## WHAT THE TASK ASKS
Everything from the first line down to the line containing "const ipLevel = 0;" is to be retyped exactly, both ends included, with pictures left out.

· · · · · · ·

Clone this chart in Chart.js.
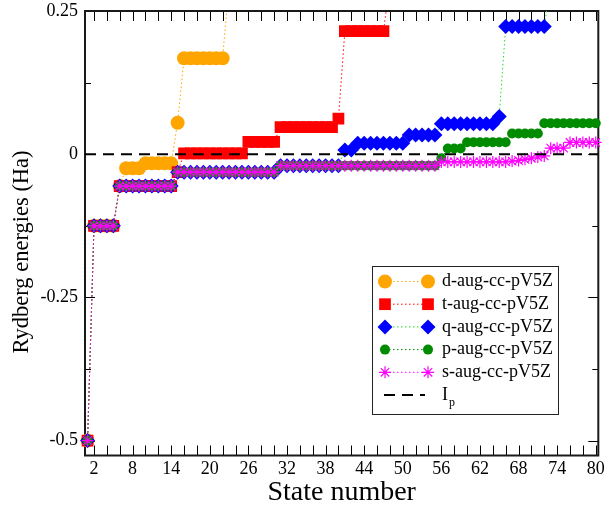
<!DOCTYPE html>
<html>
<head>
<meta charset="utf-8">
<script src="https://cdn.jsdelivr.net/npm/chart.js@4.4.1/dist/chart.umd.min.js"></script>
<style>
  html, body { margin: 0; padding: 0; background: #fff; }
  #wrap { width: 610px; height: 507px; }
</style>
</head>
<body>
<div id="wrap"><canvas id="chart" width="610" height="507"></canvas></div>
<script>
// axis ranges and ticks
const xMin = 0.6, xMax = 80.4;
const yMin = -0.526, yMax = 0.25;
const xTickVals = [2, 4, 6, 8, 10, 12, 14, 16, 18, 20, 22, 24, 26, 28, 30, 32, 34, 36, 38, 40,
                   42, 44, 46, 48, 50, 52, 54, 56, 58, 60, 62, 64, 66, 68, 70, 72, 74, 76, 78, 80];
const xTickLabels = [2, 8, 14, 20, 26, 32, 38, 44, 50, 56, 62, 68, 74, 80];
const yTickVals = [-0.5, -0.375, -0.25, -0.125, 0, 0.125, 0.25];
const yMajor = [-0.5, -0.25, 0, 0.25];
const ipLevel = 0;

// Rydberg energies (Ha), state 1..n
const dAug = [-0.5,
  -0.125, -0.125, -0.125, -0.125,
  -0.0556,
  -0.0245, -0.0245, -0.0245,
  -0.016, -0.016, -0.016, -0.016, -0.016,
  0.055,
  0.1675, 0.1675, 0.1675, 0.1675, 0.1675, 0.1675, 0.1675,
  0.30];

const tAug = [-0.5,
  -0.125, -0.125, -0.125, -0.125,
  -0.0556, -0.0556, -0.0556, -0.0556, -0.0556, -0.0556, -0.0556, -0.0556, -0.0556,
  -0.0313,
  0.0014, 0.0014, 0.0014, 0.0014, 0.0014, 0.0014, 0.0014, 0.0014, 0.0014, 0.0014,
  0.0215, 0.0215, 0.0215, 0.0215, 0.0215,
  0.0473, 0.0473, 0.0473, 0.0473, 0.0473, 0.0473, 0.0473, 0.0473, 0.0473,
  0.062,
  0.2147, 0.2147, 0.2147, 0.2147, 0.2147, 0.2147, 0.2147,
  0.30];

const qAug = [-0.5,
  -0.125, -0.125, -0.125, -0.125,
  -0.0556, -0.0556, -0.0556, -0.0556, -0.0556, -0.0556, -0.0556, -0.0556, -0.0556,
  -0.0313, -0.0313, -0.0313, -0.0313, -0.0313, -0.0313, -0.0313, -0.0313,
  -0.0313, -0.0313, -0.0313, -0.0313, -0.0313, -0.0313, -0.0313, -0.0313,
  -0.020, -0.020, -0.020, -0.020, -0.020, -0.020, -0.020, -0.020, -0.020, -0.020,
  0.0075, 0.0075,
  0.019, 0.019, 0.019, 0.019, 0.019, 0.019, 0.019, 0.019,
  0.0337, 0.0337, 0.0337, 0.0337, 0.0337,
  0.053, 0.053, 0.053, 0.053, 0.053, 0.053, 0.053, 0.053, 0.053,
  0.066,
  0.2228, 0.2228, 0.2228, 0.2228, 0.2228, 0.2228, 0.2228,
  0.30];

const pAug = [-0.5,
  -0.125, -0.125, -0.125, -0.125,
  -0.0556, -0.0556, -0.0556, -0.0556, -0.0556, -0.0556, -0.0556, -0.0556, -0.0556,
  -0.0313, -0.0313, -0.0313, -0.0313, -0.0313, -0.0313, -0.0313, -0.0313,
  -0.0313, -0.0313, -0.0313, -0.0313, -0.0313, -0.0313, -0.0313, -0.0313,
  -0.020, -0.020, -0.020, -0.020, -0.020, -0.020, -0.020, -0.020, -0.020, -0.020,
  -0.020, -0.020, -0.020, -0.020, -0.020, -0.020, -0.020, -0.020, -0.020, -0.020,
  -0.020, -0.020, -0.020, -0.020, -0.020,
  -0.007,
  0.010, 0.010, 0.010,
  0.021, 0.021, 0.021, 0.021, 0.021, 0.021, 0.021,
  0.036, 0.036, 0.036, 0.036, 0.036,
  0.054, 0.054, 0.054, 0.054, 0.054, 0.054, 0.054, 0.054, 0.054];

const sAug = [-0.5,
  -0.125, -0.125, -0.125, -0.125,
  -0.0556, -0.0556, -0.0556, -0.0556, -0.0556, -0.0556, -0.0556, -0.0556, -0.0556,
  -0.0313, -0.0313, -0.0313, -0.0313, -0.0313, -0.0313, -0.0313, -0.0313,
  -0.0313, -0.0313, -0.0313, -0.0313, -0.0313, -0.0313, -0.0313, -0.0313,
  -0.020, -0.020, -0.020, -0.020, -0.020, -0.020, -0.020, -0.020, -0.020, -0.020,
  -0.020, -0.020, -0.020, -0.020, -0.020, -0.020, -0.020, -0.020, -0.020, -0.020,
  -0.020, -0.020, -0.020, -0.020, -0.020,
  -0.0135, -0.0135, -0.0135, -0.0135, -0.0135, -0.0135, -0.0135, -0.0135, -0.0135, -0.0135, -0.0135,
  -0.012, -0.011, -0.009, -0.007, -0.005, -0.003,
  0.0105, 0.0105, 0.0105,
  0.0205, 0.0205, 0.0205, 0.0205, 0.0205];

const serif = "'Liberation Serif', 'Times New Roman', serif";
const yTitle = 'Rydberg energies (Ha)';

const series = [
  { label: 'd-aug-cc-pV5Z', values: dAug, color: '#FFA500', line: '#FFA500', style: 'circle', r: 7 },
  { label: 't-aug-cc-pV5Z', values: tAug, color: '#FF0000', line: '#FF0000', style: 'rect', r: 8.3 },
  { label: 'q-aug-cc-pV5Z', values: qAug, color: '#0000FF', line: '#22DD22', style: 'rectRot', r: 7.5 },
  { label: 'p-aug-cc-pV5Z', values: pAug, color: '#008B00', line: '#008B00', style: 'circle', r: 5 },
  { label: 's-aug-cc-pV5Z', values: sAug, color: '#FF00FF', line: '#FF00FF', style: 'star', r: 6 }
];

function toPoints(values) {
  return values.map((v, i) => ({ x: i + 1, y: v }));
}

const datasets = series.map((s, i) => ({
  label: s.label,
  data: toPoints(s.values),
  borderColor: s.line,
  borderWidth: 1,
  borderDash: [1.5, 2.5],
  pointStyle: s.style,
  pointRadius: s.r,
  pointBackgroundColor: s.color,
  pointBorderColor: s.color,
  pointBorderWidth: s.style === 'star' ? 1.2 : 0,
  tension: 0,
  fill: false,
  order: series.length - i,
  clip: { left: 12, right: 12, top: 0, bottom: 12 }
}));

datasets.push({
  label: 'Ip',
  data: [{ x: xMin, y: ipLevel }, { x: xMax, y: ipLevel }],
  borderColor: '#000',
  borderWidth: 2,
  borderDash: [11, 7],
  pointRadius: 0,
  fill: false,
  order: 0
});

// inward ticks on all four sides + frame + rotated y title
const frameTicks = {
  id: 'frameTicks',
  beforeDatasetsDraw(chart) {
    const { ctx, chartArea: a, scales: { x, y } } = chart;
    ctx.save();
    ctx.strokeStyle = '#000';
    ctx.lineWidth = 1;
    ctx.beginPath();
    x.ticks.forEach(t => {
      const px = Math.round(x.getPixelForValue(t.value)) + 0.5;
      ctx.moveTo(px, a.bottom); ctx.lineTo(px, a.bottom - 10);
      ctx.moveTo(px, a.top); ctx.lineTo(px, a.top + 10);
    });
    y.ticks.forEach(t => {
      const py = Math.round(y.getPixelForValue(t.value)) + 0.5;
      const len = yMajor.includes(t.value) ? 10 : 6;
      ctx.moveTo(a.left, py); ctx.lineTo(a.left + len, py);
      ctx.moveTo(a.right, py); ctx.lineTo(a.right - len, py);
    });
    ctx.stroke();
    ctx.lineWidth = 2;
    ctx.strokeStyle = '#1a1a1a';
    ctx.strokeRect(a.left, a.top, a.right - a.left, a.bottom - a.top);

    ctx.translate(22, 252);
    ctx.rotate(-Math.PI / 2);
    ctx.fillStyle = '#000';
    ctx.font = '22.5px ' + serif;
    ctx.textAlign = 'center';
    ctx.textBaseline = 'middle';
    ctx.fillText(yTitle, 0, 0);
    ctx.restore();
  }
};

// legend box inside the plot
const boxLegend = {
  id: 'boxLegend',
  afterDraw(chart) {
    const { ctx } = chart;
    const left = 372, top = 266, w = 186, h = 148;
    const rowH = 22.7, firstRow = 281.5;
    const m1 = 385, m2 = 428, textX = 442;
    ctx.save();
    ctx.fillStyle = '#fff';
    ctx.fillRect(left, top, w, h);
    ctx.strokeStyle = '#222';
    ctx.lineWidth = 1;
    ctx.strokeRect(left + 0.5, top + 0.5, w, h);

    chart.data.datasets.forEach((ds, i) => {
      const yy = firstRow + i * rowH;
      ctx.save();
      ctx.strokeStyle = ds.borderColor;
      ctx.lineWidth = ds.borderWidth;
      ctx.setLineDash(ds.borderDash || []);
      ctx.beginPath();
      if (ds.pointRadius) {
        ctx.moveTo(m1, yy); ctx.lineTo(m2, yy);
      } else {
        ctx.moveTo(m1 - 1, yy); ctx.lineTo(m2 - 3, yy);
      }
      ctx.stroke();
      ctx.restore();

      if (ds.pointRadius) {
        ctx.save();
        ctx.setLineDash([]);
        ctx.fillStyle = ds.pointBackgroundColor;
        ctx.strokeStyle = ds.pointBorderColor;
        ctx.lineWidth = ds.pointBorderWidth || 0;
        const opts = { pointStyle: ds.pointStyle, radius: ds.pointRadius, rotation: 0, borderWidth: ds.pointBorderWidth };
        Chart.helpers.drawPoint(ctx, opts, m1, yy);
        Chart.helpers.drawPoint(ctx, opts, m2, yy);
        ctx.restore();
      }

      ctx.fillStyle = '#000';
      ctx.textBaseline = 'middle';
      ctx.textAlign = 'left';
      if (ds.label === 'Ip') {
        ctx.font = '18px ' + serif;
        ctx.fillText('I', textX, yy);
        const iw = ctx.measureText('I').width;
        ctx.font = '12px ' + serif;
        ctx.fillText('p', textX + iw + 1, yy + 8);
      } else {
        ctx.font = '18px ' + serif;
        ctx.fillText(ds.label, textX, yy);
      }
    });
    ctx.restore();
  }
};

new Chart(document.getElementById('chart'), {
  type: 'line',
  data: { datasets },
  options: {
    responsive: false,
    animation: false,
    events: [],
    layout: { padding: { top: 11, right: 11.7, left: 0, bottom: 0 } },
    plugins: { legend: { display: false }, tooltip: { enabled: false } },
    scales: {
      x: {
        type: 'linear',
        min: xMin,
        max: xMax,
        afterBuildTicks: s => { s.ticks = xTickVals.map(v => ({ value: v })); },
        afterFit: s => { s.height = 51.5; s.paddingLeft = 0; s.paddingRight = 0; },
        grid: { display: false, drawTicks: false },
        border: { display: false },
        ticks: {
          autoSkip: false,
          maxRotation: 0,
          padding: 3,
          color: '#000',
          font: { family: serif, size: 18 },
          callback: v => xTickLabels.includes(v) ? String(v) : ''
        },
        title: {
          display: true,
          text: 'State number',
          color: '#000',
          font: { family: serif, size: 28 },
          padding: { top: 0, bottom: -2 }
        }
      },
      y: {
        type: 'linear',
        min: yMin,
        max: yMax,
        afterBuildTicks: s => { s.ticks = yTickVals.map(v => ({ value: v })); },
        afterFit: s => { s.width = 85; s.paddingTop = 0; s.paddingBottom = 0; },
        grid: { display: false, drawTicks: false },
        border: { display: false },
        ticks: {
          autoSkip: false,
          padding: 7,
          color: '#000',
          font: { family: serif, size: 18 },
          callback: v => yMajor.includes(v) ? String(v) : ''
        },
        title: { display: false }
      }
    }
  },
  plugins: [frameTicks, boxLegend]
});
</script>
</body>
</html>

· · · · · · ·

## FINISHED TASK
Clone this chart in Chart.js.
<!DOCTYPE html>
<html>
<head>
<meta charset="utf-8">
<script src="https://cdn.jsdelivr.net/npm/chart.js@4.4.1/dist/chart.umd.min.js"></script>
<style>
  html, body { margin: 0; padding: 0; background: #fff; }
  #wrap { width: 610px; height: 507px; }
</style>
</head>
<body>
<div id="wrap"><canvas id="chart" width="610" height="507"></canvas></div>
<script>
// axis ranges and ticks
const xMin = 0.6, xMax = 80.4;
const yMin = -0.526, yMax = 0.25;
const xTickVals = [2, 4, 6, 8, 10, 12, 14, 16, 18, 20, 22, 24, 26, 28, 30, 32, 34, 36, 38, 40,
                   42, 44, 46, 48, 50, 52, 54, 56, 58, 60, 62, 64, 66, 68, 70, 72, 74, 76, 78, 80];
const xTickLabels = [2, 8, 14, 20, 26, 32, 38, 44, 50, 56, 62, 68, 74, 80];
const yTickVals = [-0.5, -0.375, -0.25, -0.125, 0, 0.125, 0.25];
const yMajor = [-0.5, -0.25, 0, 0.25];
const ipLevel = 0;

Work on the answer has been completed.